I did a couple of hundred miles on M+ on the Kettwiesel then changed to Kojaks, the trike came alive on the Kojaks, whereas it was like pedalling through cold treacle on the M+s. I detest M+ with a passion after the still cursed rainy night in Darlington when knuckles were skinned tyre levers broken and the air turned blue. After rescue, the next day it took a couple of metal tyre levers and a metal Motorcycle lever to get the blastard thing off the 700C rims of my tourer.
Let no one tell you M+s don't puncture, they do and can be utter swines to get off the rim!
The Big Apples on my Kettwiesel are older than the Marathon Racers were. They got fitted in January 2009 and while the rear right (Driving wheel) has been replaced the other two are from then.
M+'s are harder to get off than racers, but there is a definite knack. If you don't squeeze the opposite beading away from the rim then the part your working on won't come off even with tyre levers. I know what you're saying, I wouldn't want to change one in the dark, pi55ing rain, on a rural road, BUT, in 7 years of commuting, 6,000 miles a year, never had a puncture. The smaller the wheel the harder they are to get off. Back in the days before I discovered bents, I found 700 M+'s to be easy to remove? Maybe you have a make of rim that's problematic?
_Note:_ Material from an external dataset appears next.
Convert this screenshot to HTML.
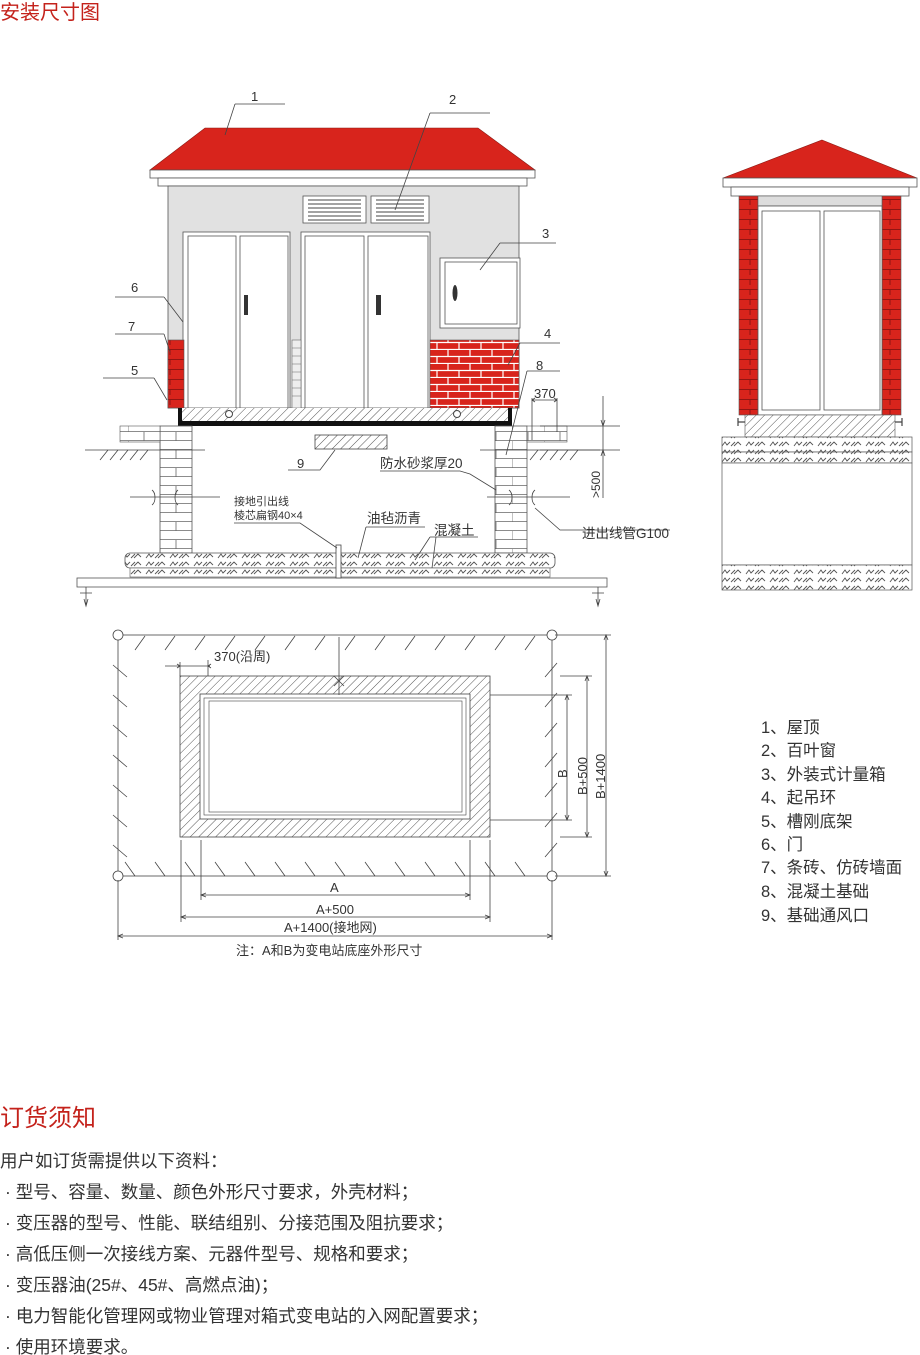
<!DOCTYPE html>
<html><head><meta charset="utf-8"><style>
html,body{margin:0;padding:0;background:#fff;width:920px;height:1355px;overflow:hidden}
svg{display:block}
text{font-family:"Liberation Sans","Noto Sans CJK SC",sans-serif;fill:#333}
</style></head><body>
<svg width="920" height="1355" viewBox="0 0 920 1355" xmlns="http://www.w3.org/2000/svg">
<defs>
<pattern id="hatch" width="6" height="6" patternUnits="userSpaceOnUse" patternTransform="rotate(45)">
<rect width="6" height="6" fill="#fff"/><line x1="0" y1="0" x2="0" y2="6" stroke="#555" stroke-width="1"/></pattern>
<pattern id="brick" width="22" height="14" patternUnits="userSpaceOnUse">
<rect width="22" height="14" fill="#d8241c"/>
<path d="M0 6.5H22M0 13.5H22M8 0V7M19 7V14" stroke="#fff" stroke-width="1.2"/></pattern>
<pattern id="brickS" width="20" height="10" patternUnits="userSpaceOnUse">
<rect width="20" height="10" fill="#d8241c"/>
<path d="M0 9.5H20M10 0V5" stroke="#7a1010" stroke-width="0.8"/></pattern>
<pattern id="wbrick" width="32" height="18" patternUnits="userSpaceOnUse">
<rect width="32" height="18" fill="#fff"/>
<path d="M0 8.5H32M0 17.5H32M16 0V9M0 9V18" stroke="#666" stroke-width="0.8"/></pattern>
<pattern id="conc" width="24" height="8" patternUnits="userSpaceOnUse">
<rect width="24" height="8" fill="#fff"/>
<path d="M2 6l3-4 2 3 3-3M11 6l4-4M14 6l4-4 3 3" stroke="#555" stroke-width="0.9" fill="none"/></pattern>
</defs>

<text x="0" y="19" font-size="20" style="fill:#c4221b">安装尺寸图</text>

<!-- ===== Main elevation ===== -->
<polygon points="205,128 478,128 535,170 150,170" fill="#d8241c" stroke="#8a1a14" stroke-width="0.6"/>
<rect x="150" y="170" width="385" height="8" fill="#fff" stroke="#555" stroke-width="0.8"/>
<rect x="158" y="178" width="369" height="8" fill="#fff" stroke="#555" stroke-width="0.8"/>
<rect x="168" y="186" width="351" height="222" fill="#e1e1e1" stroke="#555" stroke-width="0.8"/>
<g stroke="#555" stroke-width="0.8" fill="#fff">
<rect x="303" y="196" width="63" height="27"/><rect x="371" y="196" width="58" height="27"/>
</g>
<g stroke="#444" stroke-width="1">
<path d="M308 200H361M308 204H361M308 208H361M308 212H361M308 216H361M308 220H361"/>
<path d="M376 200H424M376 204H424M376 208H424M376 212H424M376 216H424M376 220H424"/>
</g>
<g stroke="#555" stroke-width="0.8" fill="#fff">
<rect x="183" y="232" width="107" height="176"/>
<rect x="188" y="236" width="48" height="172"/><rect x="240" y="236" width="48" height="172"/>
<rect x="301" y="232" width="129" height="176"/>
<rect x="305" y="236" width="59" height="172"/><rect x="368" y="236" width="60" height="172"/>
<rect x="440" y="258" width="80" height="70"/><rect x="445" y="262" width="72" height="62"/>
</g>
<rect x="244" y="295" width="4" height="20" fill="#333"/>
<rect x="376" y="295" width="5" height="20" fill="#333"/>
<ellipse cx="455" cy="293" rx="2.5" ry="8" fill="#333"/>
<rect x="168" y="340" width="16" height="68" fill="url(#brickS)" stroke="#555" stroke-width="0.6"/>
<rect x="430" y="340" width="89" height="68" fill="url(#brick)" stroke="#555" stroke-width="0.6"/>
<rect x="292" y="340" width="9" height="68" fill="#eee" stroke="#666" stroke-width="0.6"/>
<path d="M292 348H301M292 356H301M292 364H301M292 372H301M292 380H301M292 388H301M292 396H301" stroke="#666" stroke-width="0.6"/>
<rect x="178" y="408" width="334" height="18" fill="#111"/>
<rect x="182" y="408" width="326" height="13" fill="url(#hatch)"/>
<circle cx="229" cy="414" r="3.5" fill="#fff" stroke="#444"/>
<circle cx="457" cy="414" r="3.5" fill="#fff" stroke="#444"/>
<rect x="160" y="426" width="32" height="127" fill="url(#wbrick)" stroke="#555" stroke-width="0.8"/>
<rect x="495" y="426" width="32" height="127" fill="url(#wbrick)" stroke="#555" stroke-width="0.8"/>
<rect x="120" y="426" width="40" height="16" fill="url(#wbrick)" stroke="#555" stroke-width="0.6"/>
<rect x="527" y="426" width="40" height="16" fill="url(#wbrick)" stroke="#555" stroke-width="0.6"/>
<g stroke="#444" stroke-width="0.8" fill="none">
<path d="M85 450H205M480 450H600"/>
<path d="M100 460l8-10M110 460l8-10M120 460l8-10M130 460l8-10M140 460l8-10M530 460l8-10M540 460l8-10M550 460l8-10M560 460l8-10M570 460l8-10"/>
<path d="M130 497H220M487 497H570"/>
<path d="M152 490c4 3 4 12 0 15M178 490c-4 3-4 12 0 15M509 490c4 3 4 12 0 15M535 490c-4 3-4 12 0 15"/>
</g>
<rect x="315" y="435" width="72" height="14" fill="url(#hatch)" stroke="#444" stroke-width="0.8"/>
<rect x="125" y="553" width="430" height="15" rx="5" fill="url(#conc)" stroke="#555" stroke-width="0.8"/>
<rect x="130" y="568" width="420" height="9" fill="url(#conc)" stroke="#555" stroke-width="0.6"/>
<rect x="77" y="578" width="530" height="9" fill="#fff" stroke="#555" stroke-width="0.8"/>
<rect x="336" y="545" width="5" height="33" fill="#fff" stroke="#444" stroke-width="0.8"/>
<g stroke="#444" stroke-width="0.8" fill="none">
<path d="M80 593H92M86 587V606M84 599l2 7 2-7M592 593H604M598 587V606M596 599l2 7 2-7"/>
<path d="M532 398V440M557 398V432M532 400H557M535 398l-3 2 3 2M554 398l3 2-3 2"/>
<path d="M540 426H620M540 450H620M603 396V498M601 420l2 6 2-6M601 456l2-6 2 6"/>
<path d="M235 104H285M235 104L225 135"/>
<path d="M430 113H490M430 113L395 210"/>
<path d="M500 243H556M500 243L480 270"/>
<path d="M115 297H164M164 297L183 322"/>
<path d="M115 334H164M164 334L170 352"/>
<path d="M103 378H154M154 378L167 400"/>
<path d="M520 343H560M520 343L508 365"/>
<path d="M527 371H560M527 371L506 455"/>
<path d="M288 470H320L335 450"/>
<path d="M380 471H460L470 474L496 490"/>
<path d="M535 508L560 530H670"/>
<path d="M234 523H300L337 548"/>
<path d="M366 527H425M366 527L358 558"/>
<path d="M430 537H478M430 537L415 560M436 537L432 568"/>
</g>
<g font-size="13">
<text x="251" y="101">1</text><text x="449" y="104">2</text><text x="542" y="238">3</text>
<text x="131" y="292">6</text><text x="128" y="331">7</text><text x="544" y="338">4</text>
<text x="131" y="375">5</text><text x="536" y="370">8</text><text x="297" y="468">9</text>
<text x="534" y="398">370</text>
<text x="380" y="468" font-size="13.5">防水砂浆厚20</text>
<text x="234" y="505" font-size="11">接地引出线</text>
<text x="234" y="519" font-size="11">棱芯扁钢40×4</text>
<text x="367" y="523" font-size="13.5">油毡沥青</text>
<text x="434" y="535" font-size="13.5">混凝土</text>
<text x="582" y="538" font-size="13.5">进出线管G100</text>
<text transform="translate(600,498) rotate(-90)" font-size="12">&gt;500</text>
</g>

<!-- ===== Side elevation ===== -->
<polygon points="822,140 917,178 723,178" fill="#d8241c" stroke="#8a1a14" stroke-width="0.6"/>
<rect x="723" y="178" width="194" height="9" fill="#fff" stroke="#555" stroke-width="0.8"/>
<rect x="731" y="187" width="178" height="9" fill="#fff" stroke="#555" stroke-width="0.8"/>
<rect x="739" y="196" width="19" height="219" fill="url(#brickS)" stroke="#555" stroke-width="0.6"/>
<rect x="882" y="196" width="19" height="219" fill="url(#brickS)" stroke="#555" stroke-width="0.6"/>
<rect x="758" y="196" width="124" height="10" fill="#ddd" stroke="#555" stroke-width="0.6"/>
<g stroke="#555" stroke-width="0.8" fill="#fff">
<rect x="758" y="206" width="124" height="209"/>
<rect x="762" y="211" width="58" height="199"/><rect x="824" y="211" width="56" height="199"/>
</g>
<rect x="745" y="415" width="150" height="22" fill="url(#hatch)" stroke="#555" stroke-width="0.6"/>
<path d="M738 418v8M738 422h7M902 418v8M902 422h-7" stroke="#444" stroke-width="1.2"/>
<rect x="722" y="437" width="190" height="15" fill="url(#conc)" stroke="#555" stroke-width="0.7"/>
<rect x="722" y="452" width="190" height="11" fill="url(#conc)" stroke="#555" stroke-width="0.7"/>
<rect x="722" y="463" width="190" height="102" fill="#fff" stroke="#555" stroke-width="0.7"/>
<rect x="722" y="565" width="190" height="25" fill="url(#conc)" stroke="#555" stroke-width="0.7"/>

<!-- ===== Plan ===== -->
<g stroke="#444" stroke-width="0.8" fill="none">
<rect x="118" y="635" width="434" height="241"/>
<circle cx="118" cy="635" r="5" fill="#fff"/><circle cx="552" cy="635" r="5" fill="#fff"/>
<circle cx="118" cy="876" r="5" fill="#fff"/><circle cx="552" cy="876" r="5" fill="#fff"/>
<path d="M135 650l10-14M165 650l10-14M195 650l10-14M225 650l10-14M255 650l10-14M285 650l10-14M315 650l10-14M345 650l10-14M375 650l10-14M405 650l10-14M435 650l10-14M465 650l10-14M495 650l10-14M525 650l10-14"/>
<path d="M135 876l-10-14M165 876l-10-14M195 876l-10-14M225 876l-10-14M255 876l-10-14M285 876l-10-14M315 876l-10-14M345 876l-10-14M375 876l-10-14M405 876l-10-14M435 876l-10-14M465 876l-10-14M495 876l-10-14M525 876l-10-14"/>
<path d="M113 665l14 12M113 695l14 12M113 725l14 12M113 755l14 12M113 785l14 12M113 815l14 12M113 845l14 12"/>
<path d="M545 677l12-14M545 707l12-14M545 737l12-14M545 767l12-14M545 797l12-14M545 827l12-14M545 857l12-14"/>
</g>
<rect x="180" y="676" width="310" height="161" fill="url(#hatch)" stroke="#444" stroke-width="0.8"/>
<rect x="200" y="694" width="270" height="125" fill="#fff" stroke="#444" stroke-width="0.8"/>
<rect x="204" y="698" width="262" height="117" fill="none" stroke="#444" stroke-width="0.6"/>
<rect x="209" y="701" width="253" height="111" fill="none" stroke="#444" stroke-width="0.6"/>
<g stroke="#444" stroke-width="0.8" fill="none">
<path d="M339 637V695M334 676l10 10M344 676l-10 10"/>
<path d="M180 662V676M208 660V676M165 666H210M177 664l3 2-3 2M211 664l-3 2 3 2"/>
<path d="M201 840V900M470 840V900M201 895H470M206 893l-5 2 5 2M465 893l5 2-5 2"/>
<path d="M181 840V922M490 840V922M181 917H490M186 915l-5 2 5 2M485 915l5 2-5 2"/>
<path d="M118 880V940M552 880V940M118 936H552M123 934l-5 2 5 2M547 934l5 2-5 2"/>
<path d="M490 695H572M490 820H572M567 695V820M565 700l2-5 2 5M565 815l2 5 2-5"/>
<path d="M560 676H592M560 837H592M587 676V837M585 681l2-5 2 5M585 832l2 5 2-5"/>
<path d="M555 635H611M555 876H611M606 635V876M604 640l2-5 2 5M604 871l2 5 2-5"/>
</g>
<g font-size="13">
<text x="214" y="661">370(沿周)</text>
<text x="330" y="892">A</text>
<text x="316" y="914">A+500</text>
<text x="284" y="932">A+1400(接地网)</text>
<text transform="translate(567,778) rotate(-90)">B</text>
<text transform="translate(587,795) rotate(-90)">B+500</text>
<text transform="translate(605,799) rotate(-90)">B+1400</text>
<text x="236" y="955">注：A和B为变电站底座外形尺寸</text>
</g>

<g font-size="16.5">
<text x="761" y="733">1、屋顶</text>
<text x="761" y="756">2、百叶窗</text>
<text x="761" y="780">3、外装式计量箱</text>
<text x="761" y="803">4、起吊环</text>
<text x="761" y="827">5、槽刚底架</text>
<text x="761" y="850">6、门</text>
<text x="761" y="873">7、条砖、仿砖墙面</text>
<text x="761" y="897">8、混凝土基础</text>
<text x="761" y="921">9、基础通风口</text>
</g>

<text x="0" y="1126" font-size="24" style="fill:#c4221b">订货须知</text>
<g font-size="17.5">
<text x="0" y="1167">用户如订货需提供以下资料：</text>
<text x="5" y="1198">· 型号、容量、数量、颜色外形尺寸要求，外壳材料；</text>
<text x="5" y="1229">· 变压器的型号、性能、联结组别、分接范围及阻抗要求；</text>
<text x="5" y="1260">· 高低压侧一次接线方案、元器件型号、规格和要求；</text>
<text x="5" y="1291">· 变压器油(25#、45#、高燃点油)；</text>
<text x="5" y="1322">· 电力智能化管理网或物业管理对箱式变电站的入网配置要求；</text>
<text x="5" y="1353">· 使用环境要求。</text>
</g>
</svg>
</body></html>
I did have a ripped valve once on a previous Trice, but I can't blame the tyre for that. As for speed, tyre choice seems less important on the Borealis......the weight masks the extra weight of the tyres, but I still run racers as I can swap a tube in 2 minutes. However, I can't risk a rear puncture as it would be nigh on impossible to fix at the roadside. Refitting the wheel is a nightmare as with the fairing there's only a couple of inches either side to slot it in whilst refitting the chain.......difficult even when it's raised on a bench!